Previous to these assignments, Dr. Rossi held senior risk management positions at Freddie Mac and Fannie Mae. He started his career during the thrift crisis at the U.S. Treasury’s Office of Domestic Finance and later at the Office of Thrift Supervision working on key policy issues affecting depositories. Dr. Rossi was also an adjunct professor in the Finance Department at the Robert H. Smith School of Business for eight years and has numerous academic and nonacademic articles on banking industry topics. Dr. Rossi is frequently quoted on financial policy issues in major newspapers and has appeared on such programs as C-SPAN’s Washington Journal and CNN’s Situation Room. He is currently writing a book, Fundamentals of Risk Management for John Wiley & Sons, Inc. His policy and research interests include GSE reform, housing finance reform, bank capital issues and implications of Dodd-Frank on banking.
Phillip L. Swagel, Professor in International Economic Policy, Maryland School of Public Policy
Phillip L. Swagel is Professor in International Economic Policy at the Maryland School of Public Policy. He directs the Thomas Schelling Distinguished Visitor Series, which brings to the university eminent policy makers and leading academics who have made sustained contributions to public policy.
Swagel comes to MSPP from the McDonough School of Business at Georgetown University, where he served as a visiting professor teaching classes on the relationship between financial markets and the economy. Swagel was also the director of the McDonough School's Center for Financial Institutions, Policy, and Governance. He is a non-resident scholar at the American Enterprise Institute.
Swagel was Assistant Secretary for Economic Policy at the Treasury Department from December 2006 to January 2009. In that position, he advised Secretary Paulson on all aspects of economic policy. He served as a member of the TARP investment committee, and was responsible for analysis on issues including housing, financial markets, healthcare, pensions, and macroeconomic forecasts.
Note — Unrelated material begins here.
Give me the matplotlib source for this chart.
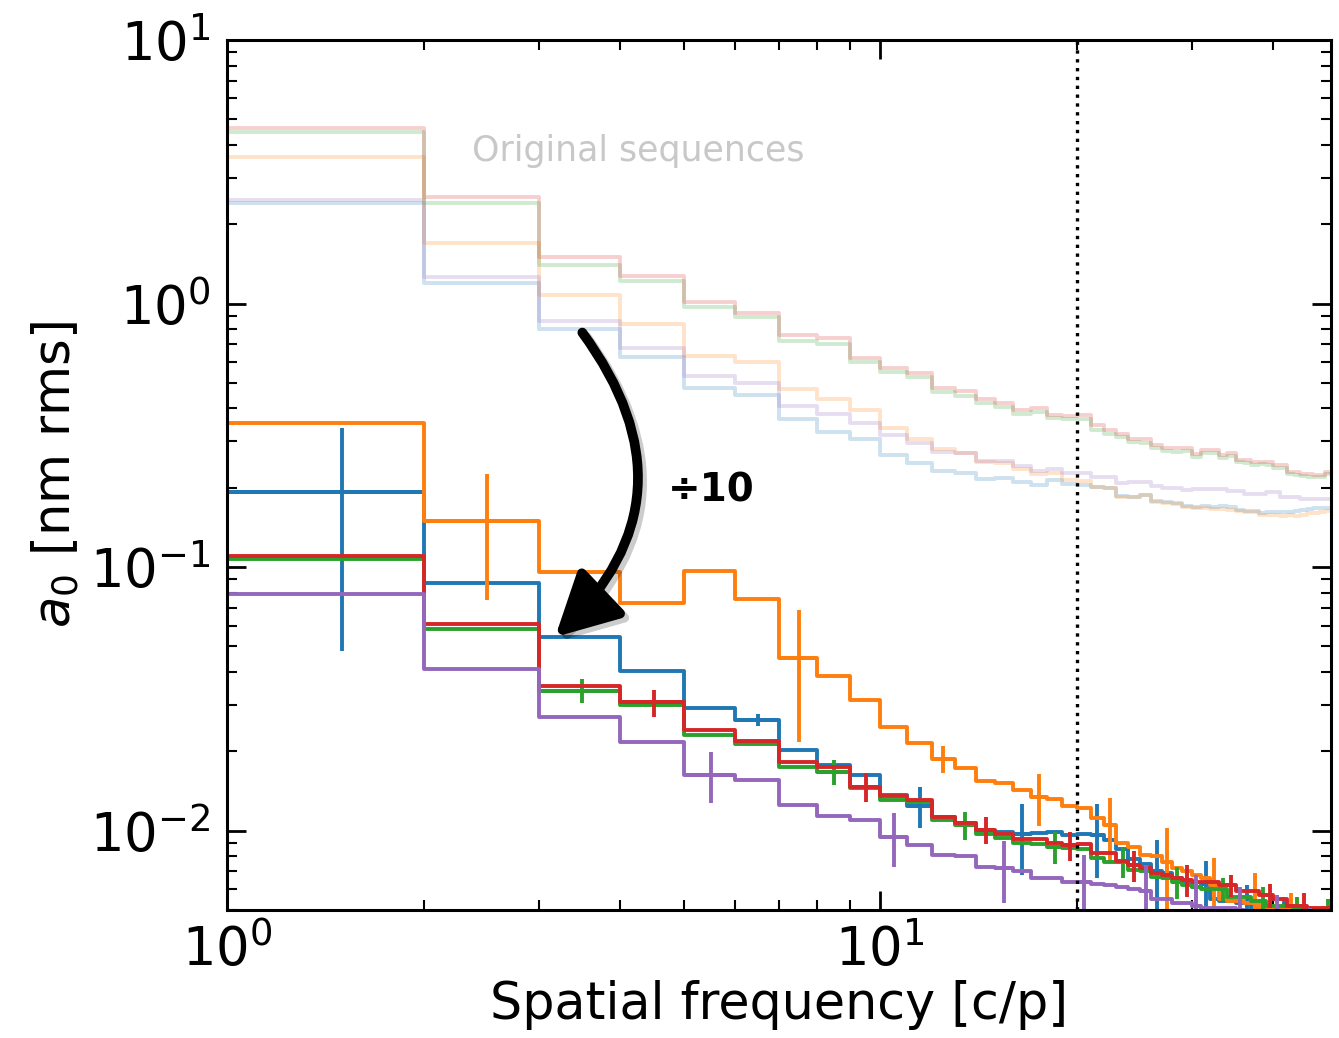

Swagel was previously chief of staff and a senior economist at the White House Council of Economic Advisers, and was an economist at the IMF and the Federal Reserve Board. He has taught courses on domestic and international economics at Northwestern University and the University of Chicago Booth School of Business. He received a bachelor's degree in economics from Princeton University in 1987 and a PhD in economics from Harvard University in 1993.